19 October, 2008 - A Lesson to be Learned

With all of the stress and hand-wringing over Wall Street and the global economy over the past month, it is difficult to find something positive to talk about, but let me try.

This week I turn to a long-time friend, whose judgement I truly respect, Porter Martin, President of Martin, Goodrich & Waddell in Northern Illinois, a firm that deals in farm management and farm real estate. Four times a year, Porter puts his thoughts in writing in the company newsletter entitled Seasons. His most recent effort was headlined “Why Farmland is Your Safest Harbor in the Current Financial Storm”. In addition to talking about that though, he offers some history on how we get into the problems we do when government regulates every detail of private enterprise and tries to solve every economic problem with credit expansion, subsidies and restrictions.

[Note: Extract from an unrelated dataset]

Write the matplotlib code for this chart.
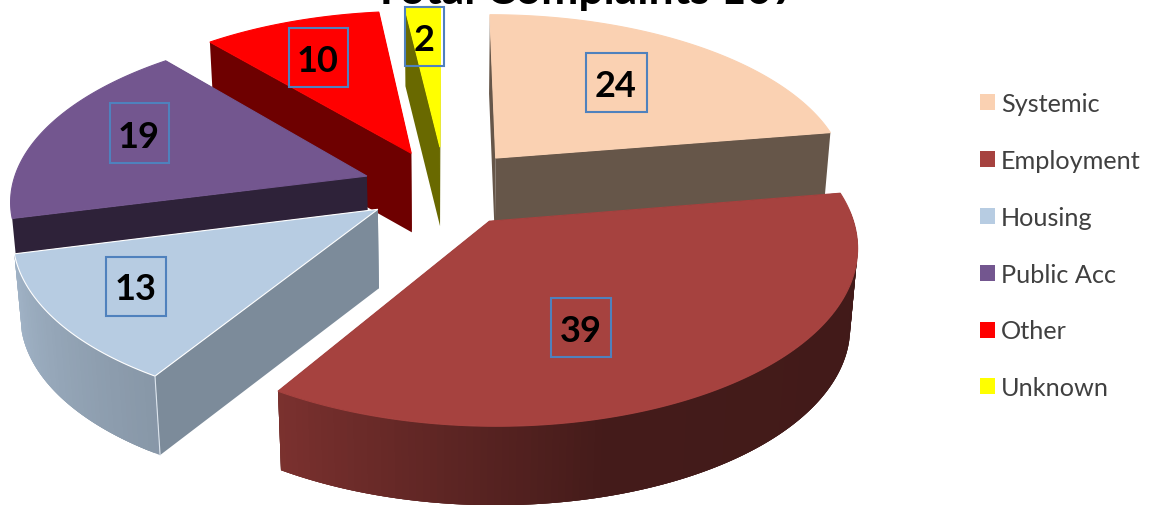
import numpy as np
import matplotlib
matplotlib.use("Agg")
import matplotlib.pyplot as plt
from matplotlib.patches import Patch, Rectangle, Polygon
from matplotlib.colors import to_rgb

categories = ['Systemic', 'Employment', 'Housing', 'Public Acc', 'Other', 'Unknown']
values = [24, 39, 13, 19, 10, 2]
title = 'Total Complaints 107'

# styling per slice
colors = ['#FAD1B2', '#A6423F', '#B7CCE2', '#73568F', '#FF0000', '#FFFF00']
explode = [0.23, 0.23, 0.21, 0.215, 0.23, 0.25]
nudge = [(3, 1), (2, 2), (-2, 2), (-2, 1), (2, 2), (4, 2)]
cut_shade = [0.41, 0.41, 0.68, 0.40, 0.43, 0.41]
label_pos = [(616, 83), (581, 328), (136, 287), (139, 134), (318, 58), (424, 37)]
box_size = [(61, 59), (60, 59), (60, 59), (59, 60), (59, 59), (39, 59)]
draw_order = [5, 4, 0, 3, 2, 1]

# fake 3D projection, everything in pixels
cx, cy = 441, 187
rx, ry = 355, 169
persp = 0.13
depth = 79
shrink = 0.982


def project(u, v, bottom=False, off=(0, 0)):
    s = 1 / (1 - persp * v)
    x = rx * u * s
    y = ry * v * s
    if bottom:
        return cx + off[0] + x * shrink, cy + off[1] + y + depth
    return cx + off[0] + x, cy + off[1] + y


def plane(theta, e, mid):
    # theta clockwise from the top, degrees
    t = np.radians(theta)
    m = np.radians(mid)
    return np.sin(t) + e * np.sin(m), -np.cos(t) - e * np.cos(m)


def shade(c, m):
    return tuple(np.array(to_rgb(c)) * m)


def rim_shade(theta):
    return np.interp(theta, [90, 165, 212, 256], [0.39, 0.41, 0.74, 0.88])


fig = plt.figure(figsize=(11.52, 5.06), dpi=100)
ax = fig.add_axes([0, 0, 1, 1])
ax.set_xlim(0, 1152)
ax.set_ylim(506, 0)
ax.axis('off')

edges = np.concatenate([[0], np.cumsum(values)]) / np.sum(values) * 360

for i in draw_order:
    a0, a1 = edges[i], edges[i + 1]
    mid = (a0 + a1) / 2
    e = explode[i]
    off = nudge[i]
    apex_u = e * np.sin(np.radians(mid))
    apex_v = -e * np.cos(np.radians(mid))

    # the two cut faces
    for a in (a0, a1):
        u, v = plane(a, e, mid)
        c = shade(colors[i], cut_shade[i])
        ax.add_patch(Polygon([project(apex_u, apex_v, off=off), project(u, v, off=off),
                              project(u, v, True, off), project(apex_u, apex_v, True, off)],
                             closed=True, fc=c, ec='none'))

    # outer rim, only the part that faces the viewer, strips overlap to hide seams
    th = np.linspace(a0, a1, int(a1 - a0) + 2)
    front = th[(th >= 85) & (th <= 256)]
    for t0, t1 in zip(front[:-1], front[1:]):
        t2 = min(t1 + 2, front[-1])
        arc = np.linspace(t0, t2, 5)
        u, v = plane(arc, e, mid)
        xt, yt = project(u, v, off=off)
        xb, yb = project(u, v, True, off)
        c = shade(colors[i], rim_shade((t0 + t1) / 2))
        ax.add_patch(Polygon(np.column_stack([np.r_[xt, xb[::-1]], np.r_[yt, yb[::-1]]]),
                             closed=True, fc=c, ec='none'))

    # top face
    uu, vv = plane(th, e, mid)
    xs, ys = project(uu, vv, off=off)
    ax_, ay_ = project(apex_u, apex_v, off=off)
    top = np.column_stack([np.r_[ax_, xs], np.r_[ay_, ys]])
    edge = 'white' if i == 2 else colors[i]
    ax.add_patch(Polygon(top, closed=True, fc=colors[i], ec=edge, lw=0.8))
    if i == 2:
        bx, by = project(uu[0], vv[0], True, off)
        ax.plot([xs[0], bx], [ys[0], by], color='#DDE5EE', lw=0.8)

# value labels in their boxes
for val, (lx, ly), (bw, bh) in zip(values, label_pos, box_size):
    ax.add_patch(Rectangle((lx - bw / 2, ly - bh / 2), bw, bh, fill=False, ec='#4F81BD', lw=1.5))
    ax.text(lx, ly, str(val), ha='center', va='center_baseline', fontsize=26,
            fontweight='bold', family='Lato', color='black')

# title runs off the top edge like the original
ax.text(585, 4, title, ha='center', va='baseline', fontsize=32, fontweight='bold',
        family='Lato', color='black')

handles = [Patch(fc=c, ec='none') for c in colors]
ax.legend(handles, categories, loc='upper left', bbox_to_anchor=(980 / 1152, 1 - 93 / 506),
          frameon=False, prop={'family': 'Lato', 'size': 18.2}, labelcolor='#404040',
          handlelength=0.6, handleheight=0.6, handletextpad=0.22, labelspacing=1.34,
          borderpad=0, borderaxespad=0)

fig.savefig('out.png', dpi=100)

Quoting Porter, “ Mercantilism birthed and built the two mortgage giants which became the rotten foundation of U.S. mortgage debt, Fannie Mae and Freddie Mac, created by a Congress eager to expand home ownership for lower income people. Fannie and Freddie underwrote half of the twelve-trillion dollars in U.S. home mortgages in America, many of them by buying bundles of mortgage-backed securities. When home prices fell, mortgage defaults rose and those securities crashed, throwing the entire banking system into chaos.”

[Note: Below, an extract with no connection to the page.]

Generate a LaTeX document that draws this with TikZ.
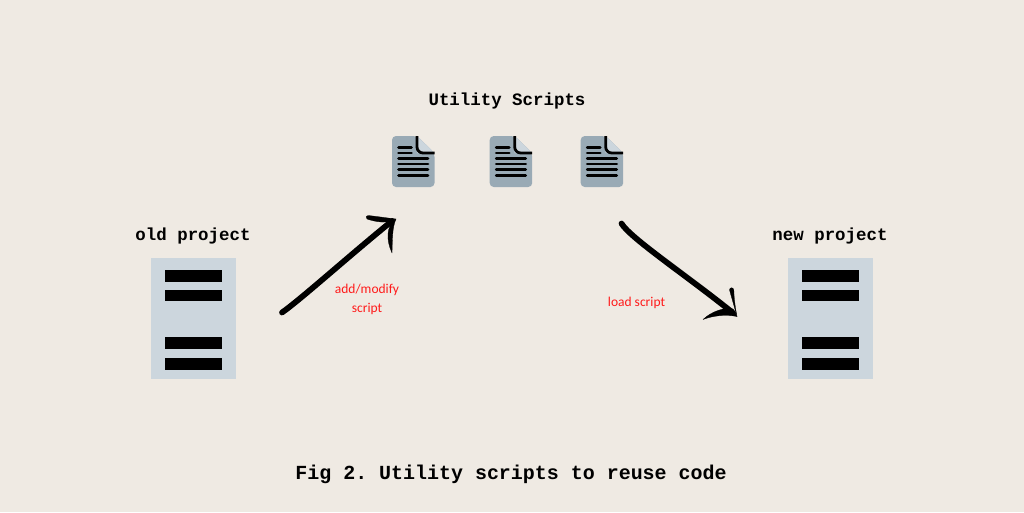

Fast forward to the latter part of Porter’s column; he said “I hope administrators of any future Wall Street ‘rescue’ will look back to the farmland price crash of 1981 to 1986, and apply its useful lessons on the need to find real values in the market place, so real recovery can flow again. Lenders struggled through the 1981-86 farm defaults on their own. The Farm Credit System consolidated. Contract sellers took back farms. Banks resold foreclosed farms. Land values in many regions settled and stabilized at new lows, often 60% down from the 1981 peak, and new buyers got a toe-hold in land. And one of the most enduring legacies of that land bust; farmland borrowers and lenders have remembered ever since that leverage cuts more deeply in a price down-trend than it enhances returns in an up-trend. As a result, we do not see over-leveraged farmland deals today. Many sales are all cash, no financing.”

It’s too bad we quickly forget that history can be a harsh teacher and we pay dearly for not paying attention. Let’s hope this year’s economic lessons will not be quickly forgotten. Thank you, Porter Martin, for your common-sense thoughts.

I’m pleased to share them on Samuelson Sez.